安装内核debuginfo包, 不是必须的, 但是最好安装一下, 方便将内核调试和PostgreSQL动态探针结合起来使用.
开启debug源, enabled=1
[root@db-172-16-3-150 ~]# vi /etc/yum.repos.d/CentOS-Debuginfo.repo
[debug]
name=CentOS-6 - Debuginfo
baseurl=http://debuginfo.centos.org/6/$basearch/
gpgcheck=1
gpgkey=file:///etc/pki/rpm-gpg/RPM-GPG-KEY-CentOS-Debug-6
enabled=1
安装与内核版本对应的debuginfo包
[root@db-172-16-3-150 ~]# yum install -y kernel-debuginfo-2.6.32-358.el6.x86_64
测试stap是否可以正常使用 :
[root@db-172-16-3-150 ~]# stap -e 'probe syscall.read { println("Hello"); exit() }'
Hello
接下来准备PostgreSQL环境 :
useradd pg93
su - pg93
vi ~/.bash_profile
export PS1="$USER@`/bin/hostname -s`-> "
export PGPORT=1999
export PGDATA=/pgdata/digoal/1921/data03/pg93/pg_root
export LANG=en_US.utf8
export PGHOME=/home/pg93/pgsql
export LD_LIBRARY_PATH=$PGHOME/lib:/lib64:/usr/lib64:/usr/local/lib64:/lib:/usr/lib:/usr/local/lib:$LD_LIBRARY_PATH
export DATE=`date +"%Y%m%d%H%M"`
export PATH=$PGHOME/bin:$PATH:.
export MANPATH=$PGHOME/share/man:$MANPATH
export PGUSER=postgres
export PGHOST=$PGDATA
alias rm='rm -i'
alias ll='ls -lh'
export PGDATABASE=digoal
su - root
wget http://ftp.postgresql.org/pub/source/v9.3.1/postgresql-9.3.1.tar.bz2
tar -jxvf postgresql-9.3.1.tar.bz2
cd postgresql-9.3.1
编译时必须带上--enable-dtrace选项
./configure --prefix=/home/pg93/pgsql9.3.1 --with-pgport=1999 --with-perl --with-tcl --with-python --with-openssl --with-pam --without-ldap --with-libxml --with-libxslt --enable-thread-safety --with-wal-blocksize=16 --enable-dtrace --enable-debug && gmake world && gmake install-world
ln -s /home/pg93/pgsql9.3.1 /home/pg93/pgsql
mkdir -p /pgdata/digoal/1921/data03/pg93/pg_root
chown -R pg93:pg93 /pgdata/digoal/1921/data03/pg93/pg_root
初始化数据库
su - pg93
initdb -D $PGDATA -E UTF8 --locale=C -W -U postgres
配置数据库
cd $PGDATA
vi pg_hba.conf
host all all 0.0.0.0/0 md5
vi postgresql.conf
listen_addresses = '0.0.0.0' # what IP address(es) to listen on;
port = 1999 # (change requires restart)
max_connections = 500 # (change requires restart)

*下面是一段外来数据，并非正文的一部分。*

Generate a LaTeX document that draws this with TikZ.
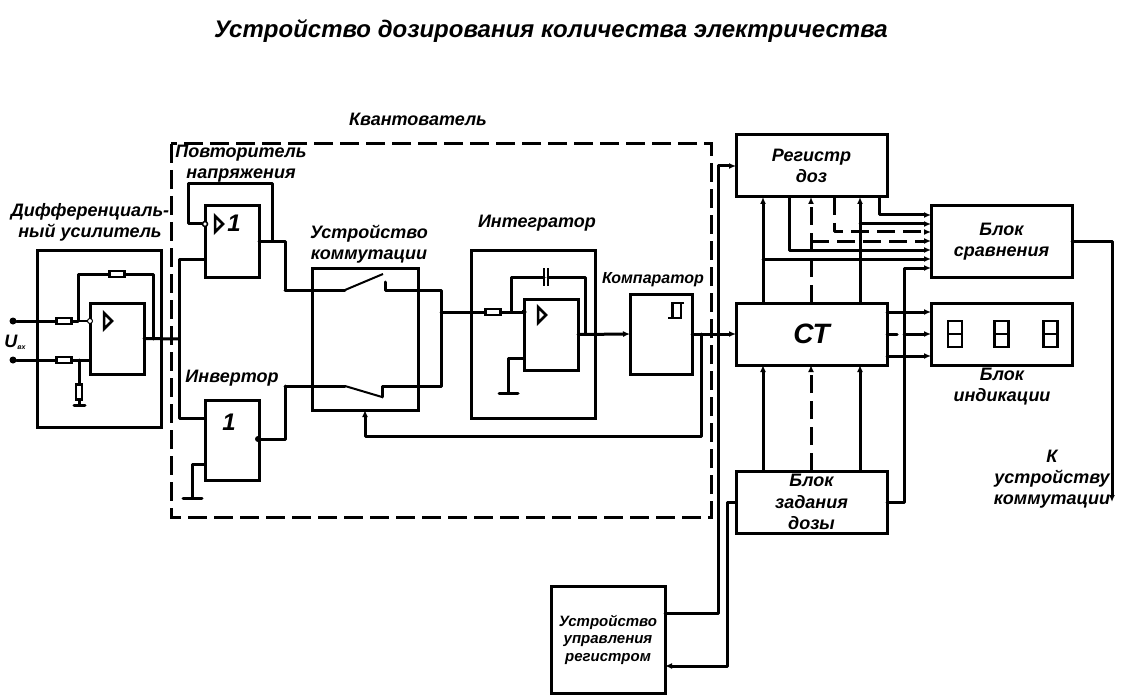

unix_socket_directories = '.' # comma-separated list of directories
unix_socket_permissions = 0700 # begin with 0 to use octal notation
password_encryption = on
tcp_keepalives_idle = 60 # TCP_KEEPIDLE, in seconds;
tcp_keepalives_interval = 10 # TCP_KEEPINTVL, in seconds;
tcp_keepalives_count = 10 # TCP_KEEPCNT;
shared_buffers = 2048MB # min 128kB
maintenance_work_mem = 512MB # min 1MB
max_stack_depth = 8MB # min 100kB
shared_preload_libraries = 'pg_stat_statements' # (change requires restart)
vacuum_cost_delay = 10 # 0-100 milliseconds
vacuum_cost_limit = 10000 # 1-10000 credits
bgwriter_delay = 10ms # 10-10000ms between rounds
wal_level = hot_standby # minimal, archive, or hot_standby
synchronous_commit = off # synchronization level;
wal_sync_method = fdatasync # the default is the first option
wal_buffers = 16384kB # min 32kB, -1 sets based on shared_buffers
wal_writer_delay = 10ms # 1-10000 milliseconds
checkpoint_segments = 256 # in logfile segments, min 1, 16MB each
archive_mode = on # allows archiving to be done
archive_command = '/bin/date' # command to use to archive a logfile segment
max_wal_senders = 32 # max number of walsender processes
wal_keep_segments = 1024 # in logfile segments, 16MB each; 0 disables
hot_standby = on # "on" allows queries during recovery
max_standby_archive_delay = 300s # max delay before canceling queries
max_standby_streaming_delay = 300s # max delay before canceling queries
wal_receiver_status_interval = 1s # send replies at least this often
hot_standby_feedback = on # send info from standby to prevent
random_page_cost = 1.5 # same scale as above
effective_cache_size = 8192MB
log_destination = 'csvlog' # Valid values are combinations of
logging_collector = on # Enable capturing of stderr and csvlog
log_directory = 'pg_log' # directory where log files are written,
log_filename = 'postgresql-%Y-%m-%d_%H%M%S.log' # log file name pattern,
log_file_mode = 0600 # creation mode for log files,
log_truncate_on_rotation = on # If on, an existing log file with the
log_rotation_age = 1d # Automatic rotation of logfiles will
log_rotation_size = 10MB # Automatic rotation of logfiles will
log_checkpoints = on
log_connections = on
log_disconnections = on
log_error_verbosity = verbose # terse, default, or verbose messages
log_lock_waits = on # log lock waits >= deadlock_timeout
log_statement = 'ddl' # none, ddl, mod, all
log_timezone = 'PRC'
track_activity_query_size = 4096 # (change requires restart)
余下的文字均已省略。